Exercise aim: Can you write out all the lines word for word, with no pictures?
## Begin Information provided
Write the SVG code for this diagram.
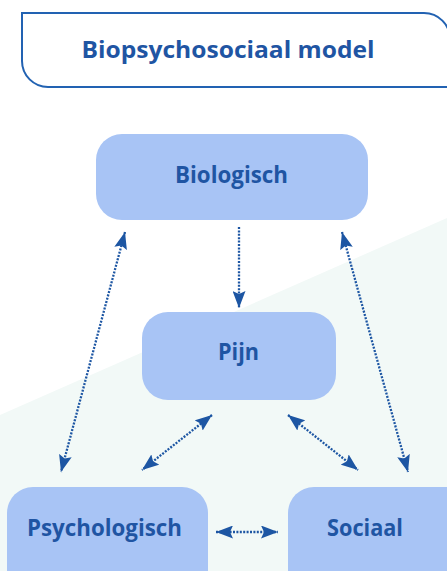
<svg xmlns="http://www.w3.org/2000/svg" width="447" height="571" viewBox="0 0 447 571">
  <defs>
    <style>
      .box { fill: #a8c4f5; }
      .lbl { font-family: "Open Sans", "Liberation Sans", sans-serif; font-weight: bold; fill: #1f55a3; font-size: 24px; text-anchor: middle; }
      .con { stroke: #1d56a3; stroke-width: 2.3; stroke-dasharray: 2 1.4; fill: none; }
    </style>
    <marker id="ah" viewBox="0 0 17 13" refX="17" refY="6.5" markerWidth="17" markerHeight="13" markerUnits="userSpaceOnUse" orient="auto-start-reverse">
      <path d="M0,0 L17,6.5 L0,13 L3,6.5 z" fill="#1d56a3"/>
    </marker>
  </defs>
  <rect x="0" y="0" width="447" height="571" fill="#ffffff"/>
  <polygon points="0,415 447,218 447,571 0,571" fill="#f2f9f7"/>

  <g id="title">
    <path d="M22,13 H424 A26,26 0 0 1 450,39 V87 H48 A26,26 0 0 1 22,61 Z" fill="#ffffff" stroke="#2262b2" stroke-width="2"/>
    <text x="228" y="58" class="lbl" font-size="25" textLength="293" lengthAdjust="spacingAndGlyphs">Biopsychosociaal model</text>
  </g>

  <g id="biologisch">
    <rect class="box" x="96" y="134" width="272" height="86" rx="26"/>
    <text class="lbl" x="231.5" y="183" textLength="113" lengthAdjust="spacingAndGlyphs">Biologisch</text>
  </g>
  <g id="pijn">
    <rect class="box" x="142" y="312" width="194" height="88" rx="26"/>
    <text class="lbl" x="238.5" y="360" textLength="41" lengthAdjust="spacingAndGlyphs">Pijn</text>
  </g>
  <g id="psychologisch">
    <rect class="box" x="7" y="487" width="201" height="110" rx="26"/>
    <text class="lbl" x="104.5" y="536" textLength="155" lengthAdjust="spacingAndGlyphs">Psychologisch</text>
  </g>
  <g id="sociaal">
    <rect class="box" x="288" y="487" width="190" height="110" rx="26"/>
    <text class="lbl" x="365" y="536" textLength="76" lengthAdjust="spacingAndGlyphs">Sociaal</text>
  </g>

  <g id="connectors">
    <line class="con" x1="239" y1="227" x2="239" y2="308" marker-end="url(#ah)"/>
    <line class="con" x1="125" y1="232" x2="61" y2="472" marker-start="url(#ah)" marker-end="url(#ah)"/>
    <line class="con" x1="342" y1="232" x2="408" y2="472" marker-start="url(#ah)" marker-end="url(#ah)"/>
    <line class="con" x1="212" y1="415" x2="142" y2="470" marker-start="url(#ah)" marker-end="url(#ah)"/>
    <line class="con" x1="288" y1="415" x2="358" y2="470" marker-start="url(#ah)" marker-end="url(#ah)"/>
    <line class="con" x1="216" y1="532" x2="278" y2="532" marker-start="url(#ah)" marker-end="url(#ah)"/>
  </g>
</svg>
## End Information provided
Result for this task:
Write the SVG code for this diagram.
<svg xmlns="http://www.w3.org/2000/svg" width="447" height="571" viewBox="0 0 447 571">
  <defs>
    <style>
      .box { fill: #a8c4f5; }
      .lbl { font-family: "Open Sans", "Liberation Sans", sans-serif; font-weight: bold; fill: #1f55a3; font-size: 24px; text-anchor: middle; }
      .con { stroke: #1d56a3; stroke-width: 2.3; stroke-dasharray: 2 1.4; fill: none; }
    </style>
    <marker id="ah" viewBox="0 0 17 13" refX="17" refY="6.5" markerWidth="17" markerHeight="13" markerUnits="userSpaceOnUse" orient="auto-start-reverse">
      <path d="M0,0 L17,6.5 L0,13 L3,6.5 z" fill="#1d56a3"/>
    </marker>
  </defs>
  <rect x="0" y="0" width="447" height="571" fill="#ffffff"/>
  <polygon points="0,415 447,218 447,571 0,571" fill="#f2f9f7"/>

  <g id="title">
    <path d="M22,13 H424 A26,26 0 0 1 450,39 V87 H48 A26,26 0 0 1 22,61 Z" fill="#ffffff" stroke="#2262b2" stroke-width="2"/>
    <text x="228" y="58" class="lbl" font-size="25" textLength="293" lengthAdjust="spacingAndGlyphs">Biopsychosociaal model</text>
  </g>

  <g id="biologisch">
    <rect class="box" x="96" y="134" width="272" height="86" rx="26"/>
    <text class="lbl" x="231.5" y="183" textLength="113" lengthAdjust="spacingAndGlyphs">Biologisch</text>
  </g>
  <g id="pijn">
    <rect class="box" x="142" y="312" width="194" height="88" rx="26"/>
    <text class="lbl" x="238.5" y="360" textLength="41" lengthAdjust="spacingAndGlyphs">Pijn</text>
  </g>
  <g id="psychologisch">
    <rect class="box" x="7" y="487" width="201" height="110" rx="26"/>
    <text class="lbl" x="104.5" y="536" textLength="155" lengthAdjust="spacingAndGlyphs">Psychologisch</text>
  </g>
  <g id="sociaal">
    <rect class="box" x="288" y="487" width="190" height="110" rx="26"/>
    <text class="lbl" x="365" y="536" textLength="76" lengthAdjust="spacingAndGlyphs">Sociaal</text>
  </g>

  <g id="connectors">
    <line class="con" x1="239" y1="227" x2="239" y2="308" marker-end="url(#ah)"/>
    <line class="con" x1="125" y1="232" x2="61" y2="472" marker-start="url(#ah)" marker-end="url(#ah)"/>
    <line class="con" x1="342" y1="232" x2="408" y2="472" marker-start="url(#ah)" marker-end="url(#ah)"/>
    <line class="con" x1="212" y1="415" x2="142" y2="470" marker-start="url(#ah)" marker-end="url(#ah)"/>
    <line class="con" x1="288" y1="415" x2="358" y2="470" marker-start="url(#ah)" marker-end="url(#ah)"/>
    <line class="con" x1="216" y1="532" x2="278" y2="532" marker-start="url(#ah)" marker-end="url(#ah)"/>
  </g>
</svg>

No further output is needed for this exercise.